━━ RECORDED DATA

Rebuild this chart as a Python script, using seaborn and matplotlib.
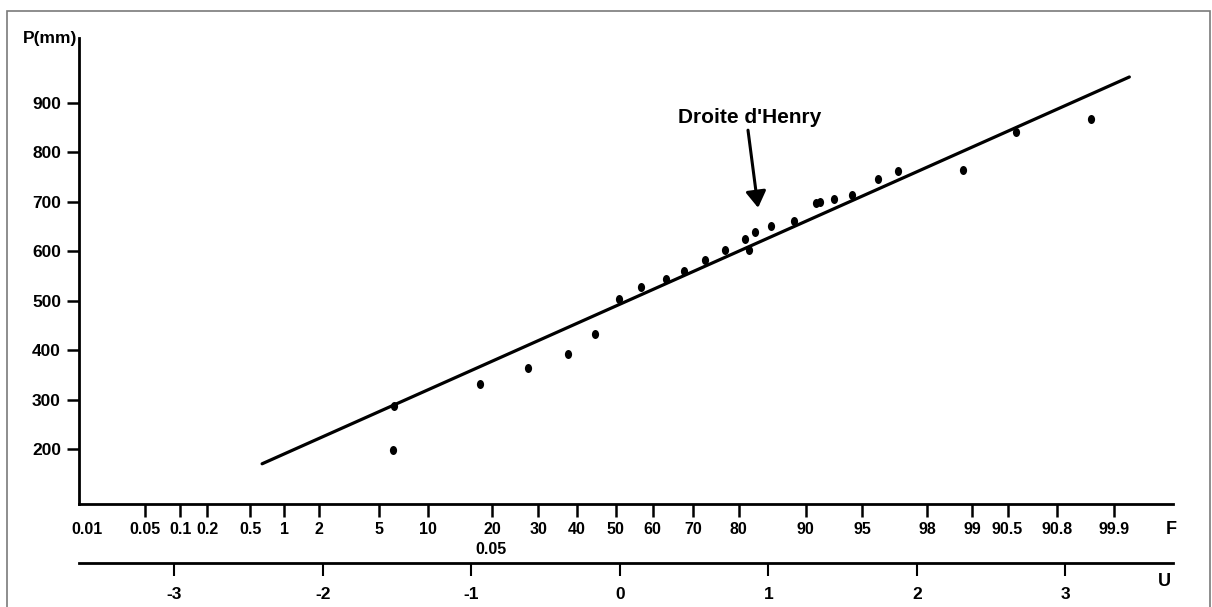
import numpy as np
import pandas as pd
import matplotlib
matplotlib.use("Agg")
import matplotlib.pyplot as plt
from matplotlib.patches import Rectangle
from matplotlib.path import Path
from matplotlib.transforms import Affine2D, blended_transform_factory
import seaborn as sns

# ---------------- data ----------------
u_values = [-1.53, -1.52, -0.94, -0.62, -0.35, -0.17, -0.01, 0.14, 0.31, 0.43,
            0.57, 0.71, 0.84, 0.87, 0.91, 1.02, 1.17, 1.32, 1.35, 1.44,
            1.56, 1.74, 1.87, 2.31, 2.67, 3.17]
p_values = [198, 287, 332, 364, 392, 433, 503, 528, 544, 560,
            582, 603, 625, 603, 639, 651, 661, 698, 700, 706,
            714, 746, 762, 764, 841, 868]

henry_mean = 493
henry_std = 134
henry_u_range = [-2.41, 3.43]

y_ticks = [200, 300, 400, 500, 600, 700, 800, 900]
f_labels = ["0.01", "0.05", "0.1", "0.2", "0.5", "1", "2", "5", "10", "20", "30",
            "40", "50", "60", "70", "80", "90", "95", "98", "99", "90.5", "90.8", "99.9"]
f_tick_u = [-3.59, -3.20, -2.96, -2.78, -2.49, -2.26, -2.03, -1.62, -1.29, -0.86, -0.55,
            -0.29, -0.03, 0.22, 0.49, 0.80, 1.25, 1.63, 2.07, 2.37, 2.61, 2.94, 3.33]
u_ticks = [-3, -2, -1, 0, 1, 2, 3]

# ---------------- style ----------------
sns.set_style("white")
plt.rcParams["font.family"] = ["Liberation Sans", "DejaVu Sans"]
plt.rcParams["font.weight"] = "bold"
for k in ["text.color", "axes.labelcolor", "xtick.color", "ytick.color"]:
    plt.rcParams[k] = "black"

W, H = 1212, 607
fig = plt.figure(figsize=(W / 100, H / 100), dpi=100)
ax = fig.add_axes([79 / W, 1 - 504 / H, (1173 - 79) / W, (504 - 38) / H])

df = pd.DataFrame({"U": u_values, "P": p_values})
line_u = np.array(henry_u_range)
line_df = pd.DataFrame({"U": line_u, "P": henry_mean + henry_std * line_u})

sns.lineplot(data=line_df, x="U", y="P", color="black", lw=2.3, ax=ax)
marker = Path.unit_circle().transformed(Affine2D().scale(0.8, 1.0))
sns.scatterplot(data=df, x="U", y="P", color="black", marker=marker, s=42,
                linewidth=0, ax=ax, zorder=3)

ax.set_xlim(-3.643, 3.724)
ax.set_ylim(88.7, 1031.5)
ax.set_xlabel("")
ax.set_ylabel("")
sns.despine(ax=ax)
for s in ["left", "bottom"]:
    ax.spines[s].set_linewidth(2.0)
    ax.spines[s].set_color("black")

ax.set_yticks(y_ticks)
ax.set_yticklabels([str(v) for v in y_ticks])
ax.set_xticks(f_tick_u)
ax.set_xticklabels(f_labels)
ax.tick_params(axis="y", direction="out", length=9, width=1.8, pad=4,
               labelsize=12.5, colors="black", left=True)
ax.tick_params(axis="x", direction="out", length=9, width=1.8, pad=4,
               labelsize=11.5, colors="black", bottom=True)
ax.xaxis.get_major_ticks()[0].tick1line.set_visible(False)

# second scale: standard normal variable U
sec = ax.secondary_xaxis(-59 / 466)
sec.set_xticks(u_ticks)
sec.set_xticklabels([str(v) for v in u_ticks])
sec.tick_params(axis="x", direction="out", length=9, width=1.5, pad=8,
                labelsize=12.5, colors="black")
sec.spines["bottom"].set_linewidth(2.0)
sec.spines["bottom"].set_color("black")

# extra small label under "20"
trans = blended_transform_factory(ax.transData, ax.transAxes)
ax.text(-0.87, -45 / 466, "0.05", transform=trans, ha="center", va="center",
        fontsize=11.5, fontweight="bold", color="black")

# axis names
fig.text(1171 / W, 1 - 529 / H, "F", ha="center", va="center", fontsize=13, fontweight="bold", color="black")
fig.text(1164 / W, 1 - 582 / H, "U", ha="center", va="center", fontsize=13, fontweight="bold", color="black")
fig.text(50 / W, 1 - 39 / H, "P(mm)", ha="center", va="center", fontsize=12.5, fontweight="bold", color="black")

# annotation
ax.annotate("", xy=(0.93, 688), xytext=(0.862, 845),
            arrowprops=dict(arrowstyle="-|>,head_length=0.45,head_width=0.28",
                            color="black", lw=2.2, mutation_scale=22,
                            shrinkA=0, shrinkB=0))
ax.text(0.875, 870, "Droite d'Henry", ha="center", va="center",
        fontsize=15, fontweight="bold", color="black")

# outer frame
fig.add_artist(Rectangle((7 / W, -0.02), (1210 - 7) / W, 1 - 11 / H + 0.02,
                         transform=fig.transFigure, fill=False,
                         edgecolor="#7a7a7a", linewidth=1.2))

fig.savefig("out.png", dpi=100)
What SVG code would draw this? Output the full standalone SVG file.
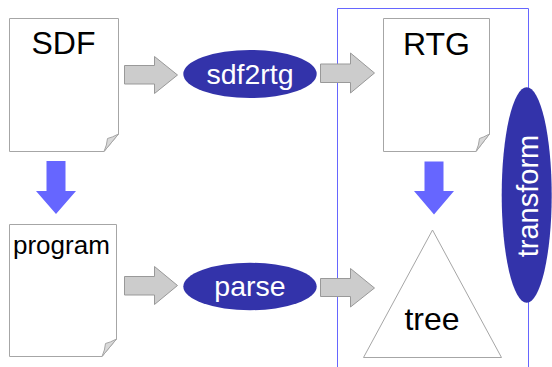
<svg xmlns="http://www.w3.org/2000/svg" width="552" height="367" viewBox="0 0 552 367">
<defs>
<style>
.doc{fill:#fff;stroke:#a6a6a6;stroke-width:1}
.fold{fill:#d9d9d9;stroke:#a6a6a6;stroke-width:1}
.t{font-family:"Liberation Sans",Arial,sans-serif;fill:#000}
.w{font-family:"Liberation Sans",Arial,sans-serif;fill:#fff;text-anchor:middle}
.op{fill:#3333aa}
.ga{fill:#cccccc;stroke:#999999;stroke-width:1}
.ba{fill:#6666ff}
.frame{fill:none;stroke:#6666ff;stroke-width:1}
</style>
</defs>
<rect width="552" height="367" fill="#fff"/>
<g id="container">
<polyline class="frame" points="337.5,367 337.5,8.5 528.5,8.5 528.5,367"/>
</g>
<g id="sdf">
<path class="doc" d="M9.5,18.5 H118.5 V134 L104,151.5 H9.5 Z"/>
<path class="fold" d="M104,151.5 L118.5,134 Q112,137.5 107.5,138.5 Q107,145 104,151.5 Z"/>
<text class="t" x="63.5" y="54" font-size="32" text-anchor="middle">SDF</text>
</g>
<g id="program">
<path class="doc" d="M9.5,224.5 H116.5 V339 L102,356.5 H9.5 Z"/>
<path class="fold" d="M102,356.5 L116.5,339 Q110,342.5 105.5,343.5 Q105,350 102,356.5 Z"/>
<text class="t" x="13" y="254" font-size="26">program</text>
</g>
<g id="rtg">
<path class="doc" d="M383.5,18.5 H489.5 V134 L476,151.5 H383.5 Z"/>
<path class="fold" d="M476,151.5 L489.5,134 Q483,137.5 479.5,138.5 Q479,145 476,151.5 Z"/>
<text class="t" x="436.5" y="55" font-size="32" text-anchor="middle">RTG</text>
</g>
<g id="tree">
<polygon class="doc" points="432.5,230 501.5,357.5 363.5,357.5"/>
<text class="t" x="432" y="330" font-size="32" text-anchor="middle">tree</text>
</g>
<g id="sdf2rtg">
<ellipse class="op" cx="250" cy="74" rx="66.7" ry="24"/>
<text class="w" x="250" y="84" font-size="28.5">sdf2rtg</text>
</g>
<g id="parse">
<ellipse class="op" cx="250" cy="286.5" rx="66.7" ry="23.7"/>
<text class="w" x="250" y="296" font-size="28.5">parse</text>
</g>
<g id="transform">
<ellipse class="op" cx="526.7" cy="195" rx="25" ry="107.7"/>
<text class="w" transform="translate(538,196) rotate(-90)" x="0" y="0" font-size="29">transform</text>
</g>
<g id="connectors">
<polygon class="ga" points="124.5,65.5 154.5,65.5 154.5,56.5 177.5,75 154.5,93.5 154.5,84 124.5,84"/>
<polygon class="ga" points="124.5,276.5 154.5,276.5 154.5,266.5 177.5,285.5 154.5,304.5 154.5,295 124.5,295"/>
<polygon class="ga" points="320.5,64 350.5,64 350.5,53 374.5,73 350.5,93 350.5,82.5 320.5,82.5"/>
<polygon class="ga" points="320.5,278.5 350.5,278.5 350.5,268.5 374.5,288 350.5,307 350.5,296.5 320.5,296.5"/>
<polygon class="ba" points="46.5,161 65.5,161 65.5,191 76,191 56,214 36,191 46.5,191"/>
<polygon class="ba" points="424.5,161.5 443.5,161.5 443.5,191 454,191 434,214.5 414,191 424.5,191"/>
</g>
</svg>
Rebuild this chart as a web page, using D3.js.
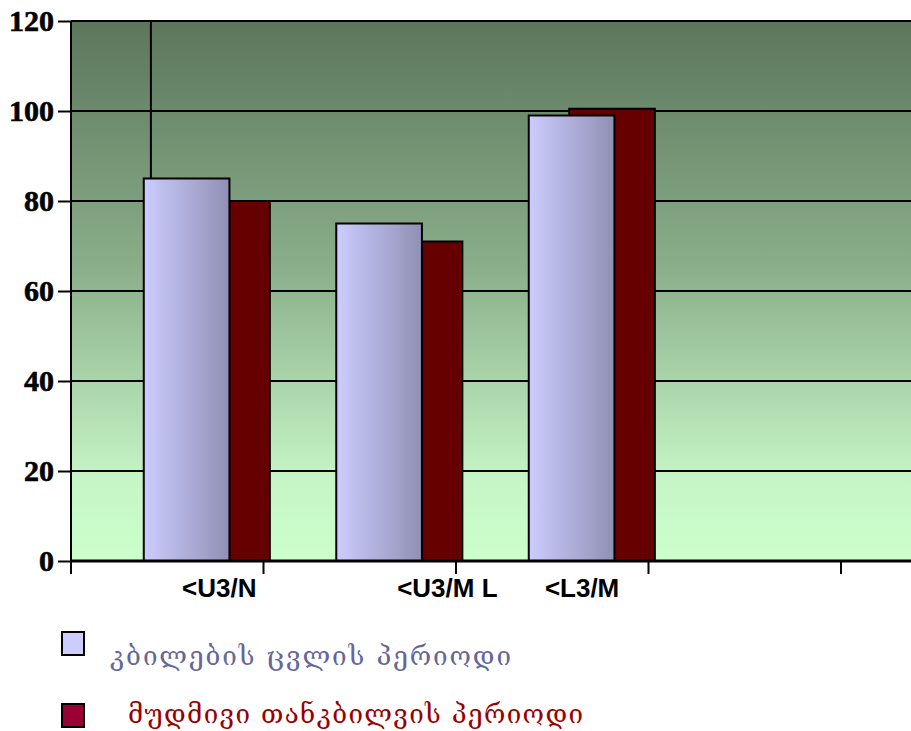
<!DOCTYPE html>
<html>
<head>
<meta charset="utf-8">
<script src="https://cdn.jsdelivr.net/npm/d3@7"></script>
<style>
  body { margin: 0; background: #fff; }
  svg { display: block; }
</style>
</head>
<body>
<svg></svg>
<script>
// teeth change vs permanent dentition
var categories = ['<U3/N', '<U3/ML', '<L3/M', 'c4', 'c5'];
var tickLabels = ['<U3/N', '<U3/M L', '<L3/M', '', ''];
var changePeriod = [85, 75, 99];
var permanentPeriod = [80, 71, 100.5];
var yTicks = [0, 20, 40, 60, 80, 100, 120];
var legendLabels = ['კბილების  ცვლის  პერიოდი', 'მუდმივი  თანკბილვის  პერიოდი'];

var width = 911;
var height = 731;
var svg = d3.select('svg')
              .attr('width', width)
              .attr('height', height);

var plotLeft = 71, plotTop = 21, plotBottom = 561;
var bw = 192.5;

var x = d3.scaleBand()
            .domain(categories)
            .range([plotLeft, plotLeft + bw * categories.length])
            .padding(0);
var y = d3.scaleLinear()
            .domain([0, 120])
            .range([plotBottom, plotTop]);

var defs = svg.append('defs');
var bg = defs.append('linearGradient')
    .attr('id', 'bg')
    .attr('x1', 0).attr('y1', 0).attr('x2', 0).attr('y2', 1);
bg.append('stop').attr('offset', '0%').attr('stop-color', '#5c765c');
bg.append('stop').attr('offset', '45%').attr('stop-color', '#89ad89');
bg.append('stop').attr('offset', '85%').attr('stop-color', '#c6f5c6');
bg.append('stop').attr('offset', '100%').attr('stop-color', '#ccffcc');

var lb = defs.append('linearGradient')
    .attr('id', 'lightbar')
    .attr('x1', 0).attr('y1', 0).attr('x2', 1).attr('y2', 0);
lb.append('stop').attr('offset', '0%').attr('stop-color', '#ccccff');
lb.append('stop').attr('offset', '100%').attr('stop-color', '#9090b4');

// plot background
svg.append('rect')
    .attr('x', plotLeft)
    .attr('y', plotTop)
    .attr('width', width - plotLeft)
    .attr('height', plotBottom - plotTop)
    .attr('fill', 'url(#bg)');

// grid
svg.append('g')
  .selectAll('line')
  .data(yTicks.slice(1))
  .enter()
  .append('line')
    .attr('x1', plotLeft)
    .attr('x2', width)
    .attr('y1', d => y(d))
    .attr('y2', d => y(d))
    .attr('stroke', '#000')
    .attr('stroke-width', 2);

// odd vertical drop line above first bar
svg.append('line')
    .attr('x1', x(categories[0]) + bw * 0.415)
    .attr('x2', x(categories[0]) + bw * 0.415)
    .attr('y1', y(120))
    .attr('y2', y(changePeriod[0]))
    .attr('stroke', '#000')
    .attr('stroke-width', 2);

var barW = bw * 0.445;
var lightX = (d, i) => x(categories[i]) + bw * 0.378;

// back series
svg.append('g')
  .selectAll('rect')
  .data(permanentPeriod)
  .enter()
  .append('rect')
    .attr('x', (d, i) => lightX(d, i) + bw * 0.21)
    .attr('y', d => y(d))
    .attr('width', barW)
    .attr('height', d => y(0) - y(d))
    .attr('fill', '#660000')
    .attr('stroke', '#000')
    .attr('stroke-width', 2);

// front series
svg.append('g')
  .selectAll('rect')
  .data(changePeriod)
  .enter()
  .append('rect')
    .attr('x', lightX)
    .attr('y', d => y(d))
    .attr('width', barW)
    .attr('height', d => y(0) - y(d))
    .attr('fill', 'url(#lightbar)')
    .attr('stroke', '#000')
    .attr('stroke-width', 2);

// y axis
var yAxis = svg.append('g')
    .attr('transform', `translate(${plotLeft},0)`)
    .call(d3.axisLeft(y).tickValues(yTicks).tickSize(13).tickPadding(4));
yAxis.select('.domain').attr('stroke-width', 2).attr('d', `M0,${plotTop}V${plotBottom}`);
yAxis.selectAll('.tick line').attr('stroke-width', 2);
yAxis.selectAll('text')
    .attr('font-family', '"Liberation Serif", "Times New Roman", serif')
    .attr('font-weight', 'bold')
    .attr('font-size', 30)
    .attr('stroke', '#000')
    .attr('stroke-width', 0.6)
    .attr('fill', '#000');

// x axis
var xAxis = svg.append('g')
    .attr('transform', `translate(0,${plotBottom})`);
xAxis.append('line')
    .attr('x1', plotLeft)
    .attr('x2', width)
    .attr('stroke', '#000')
    .attr('stroke-width', 3);
xAxis.selectAll('.xtick')
  .data(categories)
  .enter()
  .append('line')
    .attr('x1', d => x(d))
    .attr('x2', d => x(d))
    .attr('y1', 0)
    .attr('y2', 13)
    .attr('stroke', '#000')
    .attr('stroke-width', 2);

var labelShift = [0.77, 0.955, 0.655];
xAxis.selectAll('.xlabel')
  .data(tickLabels.slice(0, 3))
  .enter()
  .append('text')
    .attr('x', (d, i) => x(categories[i]) + bw * labelShift[i])
    .attr('y', 36)
    .attr('text-anchor', 'middle')
    .attr('font-family', '"Liberation Sans", Arial, sans-serif')
    .attr('font-weight', 'bold')
    .attr('font-size', 26)
    .attr('fill', '#000')
    .text(d => d);

// legend
var legendFill = ['#ccccff', '#990033'];
var legendText = ['#666699', '#990000'];
var legendTextX = [110, 128];
var legendTextW = [401, 455];
var legend = svg.append('g');
legend.selectAll('rect')
  .data(legendLabels)
  .enter()
  .append('rect')
    .attr('x', 62)
    .attr('y', (d, i) => 632 + i * 72)
    .attr('width', 22)
    .attr('height', 23)
    .attr('fill', (d, i) => legendFill[i])
    .attr('stroke', '#000')
    .attr('stroke-width', 2);
legend.selectAll('text')
  .data(legendLabels)
  .enter()
  .append('text')
    .attr('x', (d, i) => legendTextX[i])
    .attr('y', (d, i) => 665 + i * 58)
    .attr('font-family', '"DejaVu Serif", "DejaVu Sans", serif')
    .attr('font-size', 26)
    .attr('fill', (d, i) => legendText[i])
    .attr('textLength', (d, i) => legendTextW[i])
    .attr('lengthAdjust', 'spacing')
    .text(d => d);
</script>
</body>
</html>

━━━━

STATED EXERCISE: From the entries above, copy out every line where the string "script" appears.

EXERCISE SOLUTION:
Rebuild this chart as a Python script, using seaborn and matplotlib.
<script src="https://cdn.jsdelivr.net/npm/d3@7"></script>
<script>
</script>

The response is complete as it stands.